To the editor:

Since late last year, avian flu has spread to ten Asian countries and killed around 50 million chickens either directly as a result of the disease or indirectly due to culls designed to halt disease spread. If the epidemic worsens, an avian pandemic may occur, and countries with big poultry industries, such as Mexico and Brazil, could potentially be encumbered with culls of equal of even greater magnitude.

The World Health Organization (WHO; Geneva) and health departments in many countries appear to have underestimated the virulence of the current strain of influenza, H5N1, despite last year's experience with severe acquired respiratory syndrome (SARS). We believe that the use of molecular diagnostics as a first step in screening potential bird flu virus carriers would have enabled international efforts to better coordinate public health responses to the outbreak.

The deployment of PCR-based tests to monitor the current viral load of influenza strains in wild birds and farmed poultry would allow us to act before the next potential epidemic can strike. It would also avoid the necessity for 'hysterical' attempts to slaughter massive numbers of uninfected animals as a last ditch effort to halt an outbreak. These animals, whether chickens, ducks or pigs, have lives too, and almost no religion on earth would condone such massacres of living organisms on such a scale, especially with the availability of preventative measures. Besides, culling all suspected animals may not be a good approach for preventing avian flu, as evident from the resurgence of the disease in early January after a cull of 1.8 million chickens and ducks in South Korea.

To ensure that a tragedy on the scale of the SARS outbreak does not repeat itself, the use and wide adoption of sensitive and reliable diagnostic tests for detecting the avian flu viruses should become a priority (similar to SARS1). In contrast to time-consuming conventional means of pathogen detection, such as microbial culture or antibody testing, molecular diagnostics enable mass screening at high speed. Indeed, success of viral culture depends on the presence of infectious viral particles in the samples, and antibody-based detection methods often lack sensitivity and specificity. Therefore, we should be using new-generation detection methods based on nucleic acid sequence based amplification (NASBA) or PCR to deal with disease outbreaks in this new century. To this end, our laboratories are working to develop expeditious molecular diagnostic methods for detecting avian flu of H1 to H15, H5, H7 subtypes2,3,4. Our bird flu virus detection systems are all validated by actual field tests, using samples collected from infected birds found in Hong Kong and other parts of the world.
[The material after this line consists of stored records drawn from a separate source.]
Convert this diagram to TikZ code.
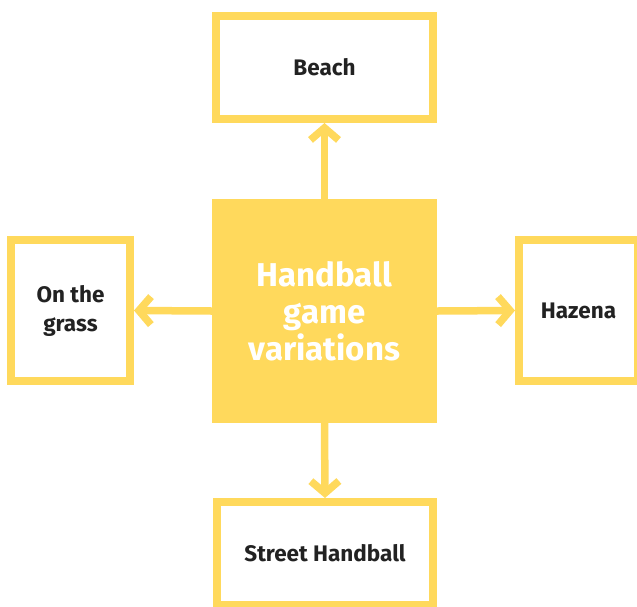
\documentclass[tikz,border=0pt]{standalone}
\usepackage{fontspec}
\setmainfont{Fira Sans}
\usetikzlibrary{arrows.meta}
\definecolor{hbyellow}{RGB}{255,217,92}
\definecolor{hbtext}{RGB}{34,34,34}
\begin{document}
\begin{tikzpicture}[x=1pt,y=-1pt,
  leafbox/.style={draw=hbyellow,line width=8pt,fill=white,rectangle,inner sep=0pt,
    align=center,text=hbtext,font=\fontsize{22.5}{29}\selectfont\bfseries},
  hubbox/.style={fill=hbyellow,rectangle,inner sep=0pt,outer sep=0pt,align=center,
    text=white,font=\fontsize{33}{37}\selectfont\bfseries},
  link/.style={draw=hbyellow,line width=7.5pt,
    -{Straight Barb[length=12pt,width=28pt,line width=7.5pt]}}]
\useasboundingbox (0,0) rectangle (637,606);
\node[hubbox,minimum width=225pt,minimum height=224pt] (hub) at (324.5,311) {Handball\\game\\variations};
\node[leafbox,minimum width=217pt,minimum height=103pt] (beach) at (324.5,67.5) {Beach};
\node[leafbox,minimum width=216pt,minimum height=103pt] (street) at (325,553.5) {Street Handball};
\node[leafbox,minimum width=119pt,minimum height=141pt] (grass) at (70.5,310.5) {On the\\grass};
\node[leafbox,minimum width=119pt,minimum height=141pt] (hazena) at (578.5,310.5) {Hazena};
\draw[link] (hub.north) -- (beach.south);
\draw[link] (hub.south) -- (street.north);
\draw[link] (hub.west) -- (grass.east);
\draw[link] (hub.east) -- (hazena.west);
\end{tikzpicture}
\end{document}
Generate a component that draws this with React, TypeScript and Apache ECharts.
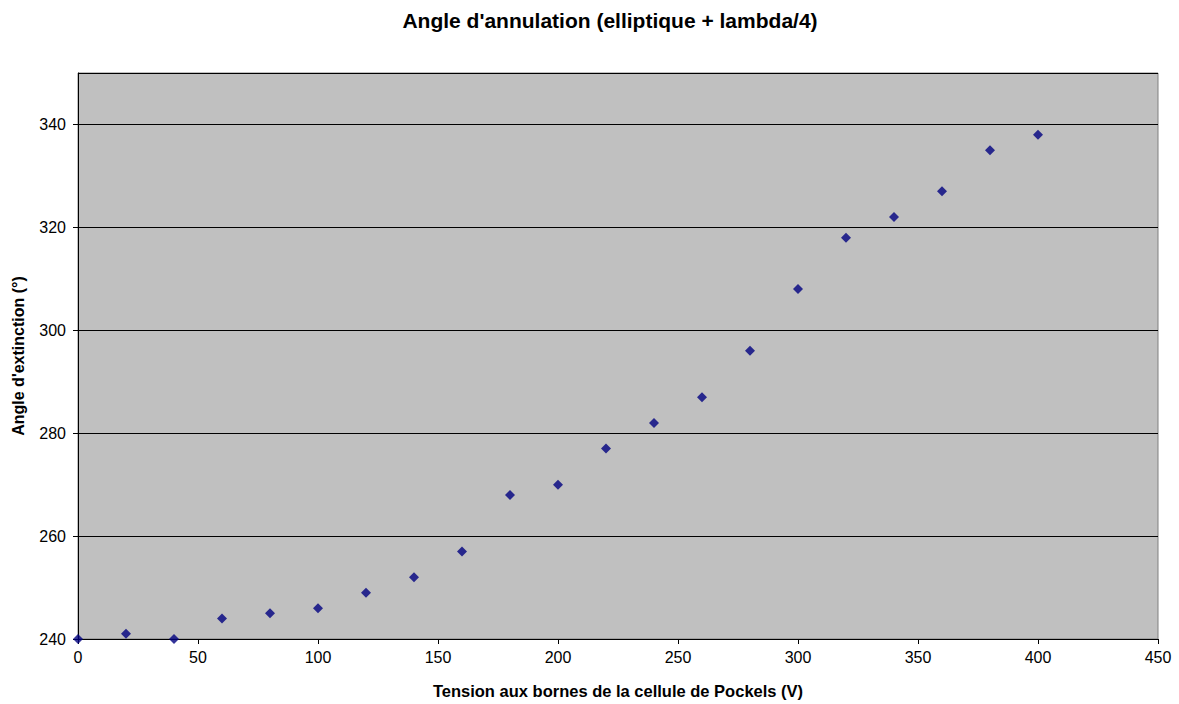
import React, { useEffect, useRef } from "react";
import * as echarts from "echarts";

const tensions = [0, 20, 40, 60, 80, 100, 120, 140, 160, 180, 200, 220, 240, 260, 280, 300, 320, 340, 360, 380, 400];
const angles = [240, 241, 240, 244, 245, 246, 249, 252, 257, 268, 270, 277, 282, 287, 296, 308, 318, 322, 327, 335, 338];

const titleText = "Angle d'annulation (elliptique + lambda/4)";
const xName = "Tension aux bornes de la cellule de Pockels (V)";
const yName = "Angle d'extinction (°)";

export default function App() {
  const ref = useRef<HTMLDivElement>(null);
  useEffect(() => {
    if (!ref.current) return;
    const chart = echarts.init(ref.current, undefined, { renderer: "svg" });
    const font = "Liberation Sans, Arial, sans-serif";
    chart.setOption({
      animation: false,
      backgroundColor: "#ffffff",
      title: {
        text: titleText,
        left: 605,
        top: 5,
        textAlign: "center",
        textStyle: { fontFamily: font, fontSize: 21, fontWeight: "bold", color: "#000" },
      },
      grid: {
        left: 78,
        right: 21,
        top: 73,
        bottom: 64,
        show: true,
        backgroundColor: "#C0C0C0",
        borderColor: "#808080",
        borderWidth: 1,
      },
      xAxis: {
        type: "value",
        min: 0,
        max: 450,
        interval: 50,
        name: xName,
        nameLocation: "middle",
        nameGap: 43,
        nameTextStyle: { fontFamily: font, fontSize: 16.5, fontWeight: "bold", color: "#000" },
        axisLine: { show: true, onZero: false, lineStyle: { color: "#000", width: 1 } },
        axisTick: { show: true, length: 5, inside: false, lineStyle: { color: "#000" } },
        axisLabel: { fontFamily: font, fontSize: 16, color: "#000", margin: 10 },
        splitLine: { show: false },
      },
      yAxis: {
        type: "value",
        min: 240,
        max: 350,
        interval: 20,
        name: yName,
        nameLocation: "middle",
        nameGap: 52,
        nameTextStyle: { fontFamily: font, fontSize: 16, fontWeight: "bold", color: "#000" },
        axisLine: { show: true, lineStyle: { color: "#000", width: 1 } },
        axisTick: { show: true, length: 5, inside: false, lineStyle: { color: "#000" } },
        axisLabel: { fontFamily: font, fontSize: 16, color: "#000", margin: 12, showMaxLabel: false },
        splitLine: { show: true, lineStyle: { color: "#000", width: 1 } },
      },
      series: [
        {
          type: "scatter",
          data: tensions.map((t, i) => [t, angles[i]]),
          symbol: "diamond",
          symbolSize: 10,
          itemStyle: { color: "#000080" },
          clip: false,
        },
      ],
    });
    return () => chart.dispose();
  }, []);
  return (
    <div
      ref={ref}
      style={{ position: "absolute", left: 0, top: 0, width: 1179, height: 704 }}
    />
  );
}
Winning the war against infectious disease will require not only sufficient supplies of protective gear and drugs for attenuating and eliminating pathogens, but also systems of sensitive and fast detection methods as the first line of alarm. An experienced military brigade with the most advanced weapon arsenal cannot win the battle without a good radar system to detect the enemy. To avoid tragedies similar to the SARS outbreak, we cannot overemphasize the necessity of a sensitive and effective avian flu virus detection system.